▼

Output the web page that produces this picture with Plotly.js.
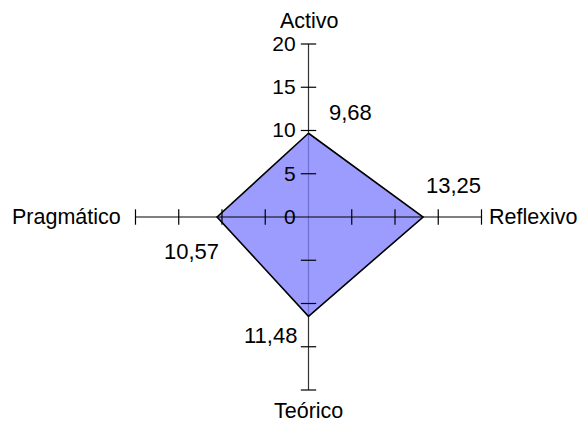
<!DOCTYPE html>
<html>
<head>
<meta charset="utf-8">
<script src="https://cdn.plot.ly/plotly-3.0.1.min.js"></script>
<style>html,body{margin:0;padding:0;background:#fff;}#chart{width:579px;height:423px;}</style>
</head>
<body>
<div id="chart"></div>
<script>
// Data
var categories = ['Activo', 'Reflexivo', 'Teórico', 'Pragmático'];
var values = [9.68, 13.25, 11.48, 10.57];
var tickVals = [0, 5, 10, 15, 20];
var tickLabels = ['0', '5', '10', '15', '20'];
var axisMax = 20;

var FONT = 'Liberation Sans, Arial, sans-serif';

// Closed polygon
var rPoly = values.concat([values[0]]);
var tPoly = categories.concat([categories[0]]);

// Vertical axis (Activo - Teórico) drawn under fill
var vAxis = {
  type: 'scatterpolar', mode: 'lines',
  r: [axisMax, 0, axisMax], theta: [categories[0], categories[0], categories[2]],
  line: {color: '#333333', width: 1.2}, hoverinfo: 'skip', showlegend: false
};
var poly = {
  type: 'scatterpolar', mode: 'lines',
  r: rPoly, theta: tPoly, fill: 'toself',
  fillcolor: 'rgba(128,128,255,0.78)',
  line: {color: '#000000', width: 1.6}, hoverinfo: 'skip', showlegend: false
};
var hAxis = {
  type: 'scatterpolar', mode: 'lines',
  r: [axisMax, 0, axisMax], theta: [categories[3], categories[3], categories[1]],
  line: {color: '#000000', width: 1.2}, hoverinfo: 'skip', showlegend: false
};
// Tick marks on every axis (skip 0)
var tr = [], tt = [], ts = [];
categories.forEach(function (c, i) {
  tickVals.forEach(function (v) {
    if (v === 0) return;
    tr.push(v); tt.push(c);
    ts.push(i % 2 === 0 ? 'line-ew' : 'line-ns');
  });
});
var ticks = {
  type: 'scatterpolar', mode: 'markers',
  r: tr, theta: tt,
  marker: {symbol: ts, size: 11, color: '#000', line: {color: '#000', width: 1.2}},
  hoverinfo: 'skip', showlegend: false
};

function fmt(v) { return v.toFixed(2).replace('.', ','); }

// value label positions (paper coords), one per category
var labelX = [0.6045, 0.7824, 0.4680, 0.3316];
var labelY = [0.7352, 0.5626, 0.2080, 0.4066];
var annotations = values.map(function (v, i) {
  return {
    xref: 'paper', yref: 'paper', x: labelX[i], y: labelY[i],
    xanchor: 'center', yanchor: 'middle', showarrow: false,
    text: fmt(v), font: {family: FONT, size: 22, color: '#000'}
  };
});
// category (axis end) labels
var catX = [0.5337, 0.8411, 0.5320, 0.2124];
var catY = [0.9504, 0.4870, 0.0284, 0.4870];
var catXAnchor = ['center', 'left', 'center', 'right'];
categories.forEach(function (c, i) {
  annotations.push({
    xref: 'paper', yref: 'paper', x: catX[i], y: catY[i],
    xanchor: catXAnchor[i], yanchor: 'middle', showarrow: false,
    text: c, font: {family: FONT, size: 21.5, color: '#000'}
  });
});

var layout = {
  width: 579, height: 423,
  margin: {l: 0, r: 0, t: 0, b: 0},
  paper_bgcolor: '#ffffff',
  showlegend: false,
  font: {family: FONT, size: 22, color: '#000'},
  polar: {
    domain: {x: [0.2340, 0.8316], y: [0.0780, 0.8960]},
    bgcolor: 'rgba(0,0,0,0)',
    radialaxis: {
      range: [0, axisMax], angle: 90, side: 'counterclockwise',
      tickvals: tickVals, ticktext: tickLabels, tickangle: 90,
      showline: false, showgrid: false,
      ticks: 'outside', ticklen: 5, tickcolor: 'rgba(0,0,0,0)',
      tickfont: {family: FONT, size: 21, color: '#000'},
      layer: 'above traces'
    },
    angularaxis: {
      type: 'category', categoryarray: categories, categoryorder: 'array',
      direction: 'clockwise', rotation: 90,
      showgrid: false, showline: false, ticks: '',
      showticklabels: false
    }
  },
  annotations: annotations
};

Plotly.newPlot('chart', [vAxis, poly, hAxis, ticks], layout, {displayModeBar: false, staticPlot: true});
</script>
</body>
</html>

▲

### What is required
Each line of the data is to be duplicated exactly; pictures stay out of the copy.

### The output
Output the web page that produces this picture with Plotly.js.
<!DOCTYPE html>
<html>
<head>
<meta charset="utf-8">
<script src="https://cdn.plot.ly/plotly-3.0.1.min.js"></script>
<style>html,body{margin:0;padding:0;background:#fff;}#chart{width:579px;height:423px;}</style>
</head>
<body>
<div id="chart"></div>
<script>
// Data
var categories = ['Activo', 'Reflexivo', 'Teórico', 'Pragmático'];
var values = [9.68, 13.25, 11.48, 10.57];
var tickVals = [0, 5, 10, 15, 20];
var tickLabels = ['0', '5', '10', '15', '20'];
var axisMax = 20;

var FONT = 'Liberation Sans, Arial, sans-serif';

// Closed polygon
var rPoly = values.concat([values[0]]);
var tPoly = categories.concat([categories[0]]);

// Vertical axis (Activo - Teórico) drawn under fill
var vAxis = {
  type: 'scatterpolar', mode: 'lines',
  r: [axisMax, 0, axisMax], theta: [categories[0], categories[0], categories[2]],
  line: {color: '#333333', width: 1.2}, hoverinfo: 'skip', showlegend: false
};
var poly = {
  type: 'scatterpolar', mode: 'lines',
  r: rPoly, theta: tPoly, fill: 'toself',
  fillcolor: 'rgba(128,128,255,0.78)',
  line: {color: '#000000', width: 1.6}, hoverinfo: 'skip', showlegend: false
};
var hAxis = {
  type: 'scatterpolar', mode: 'lines',
  r: [axisMax, 0, axisMax], theta: [categories[3], categories[3], categories[1]],
  line: {color: '#000000', width: 1.2}, hoverinfo: 'skip', showlegend: false
};
// Tick marks on every axis (skip 0)
var tr = [], tt = [], ts = [];
categories.forEach(function (c, i) {
  tickVals.forEach(function (v) {
    if (v === 0) return;
    tr.push(v); tt.push(c);
    ts.push(i % 2 === 0 ? 'line-ew' : 'line-ns');
  });
});
var ticks = {
  type: 'scatterpolar', mode: 'markers',
  r: tr, theta: tt,
  marker: {symbol: ts, size: 11, color: '#000', line: {color: '#000', width: 1.2}},
  hoverinfo: 'skip', showlegend: false
};

function fmt(v) { return v.toFixed(2).replace('.', ','); }

// value label positions (paper coords), one per category
var labelX = [0.6045, 0.7824, 0.4680, 0.3316];
var labelY = [0.7352, 0.5626, 0.2080, 0.4066];
var annotations = values.map(function (v, i) {
  return {
    xref: 'paper', yref: 'paper', x: labelX[i], y: labelY[i],
    xanchor: 'center', yanchor: 'middle', showarrow: false,
    text: fmt(v), font: {family: FONT, size: 22, color: '#000'}
  };
});
// category (axis end) labels
var catX = [0.5337, 0.8411, 0.5320, 0.2124];
var catY = [0.9504, 0.4870, 0.0284, 0.4870];
var catXAnchor = ['center', 'left', 'center', 'right'];
categories.forEach(function (c, i) {
  annotations.push({
    xref: 'paper', yref: 'paper', x: catX[i], y: catY[i],
    xanchor: catXAnchor[i], yanchor: 'middle', showarrow: false,
    text: c, font: {family: FONT, size: 21.5, color: '#000'}
  });
});

var layout = {
  width: 579, height: 423,
  margin: {l: 0, r: 0, t: 0, b: 0},
  paper_bgcolor: '#ffffff',
  showlegend: false,
  font: {family: FONT, size: 22, color: '#000'},
  polar: {
    domain: {x: [0.2340, 0.8316], y: [0.0780, 0.8960]},
    bgcolor: 'rgba(0,0,0,0)',
    radialaxis: {
      range: [0, axisMax], angle: 90, side: 'counterclockwise',
      tickvals: tickVals, ticktext: tickLabels, tickangle: 90,
      showline: false, showgrid: false,
      ticks: 'outside', ticklen: 5, tickcolor: 'rgba(0,0,0,0)',
      tickfont: {family: FONT, size: 21, color: '#000'},
      layer: 'above traces'
    },
    angularaxis: {
      type: 'category', categoryarray: categories, categoryorder: 'array',
      direction: 'clockwise', rotation: 90,
      showgrid: false, showline: false, ticks: '',
      showticklabels: false
    }
  },
  annotations: annotations
};

Plotly.newPlot('chart', [vAxis, poly, hAxis, ticks], layout, {displayModeBar: false, staticPlot: true});
</script>
</body>
</html>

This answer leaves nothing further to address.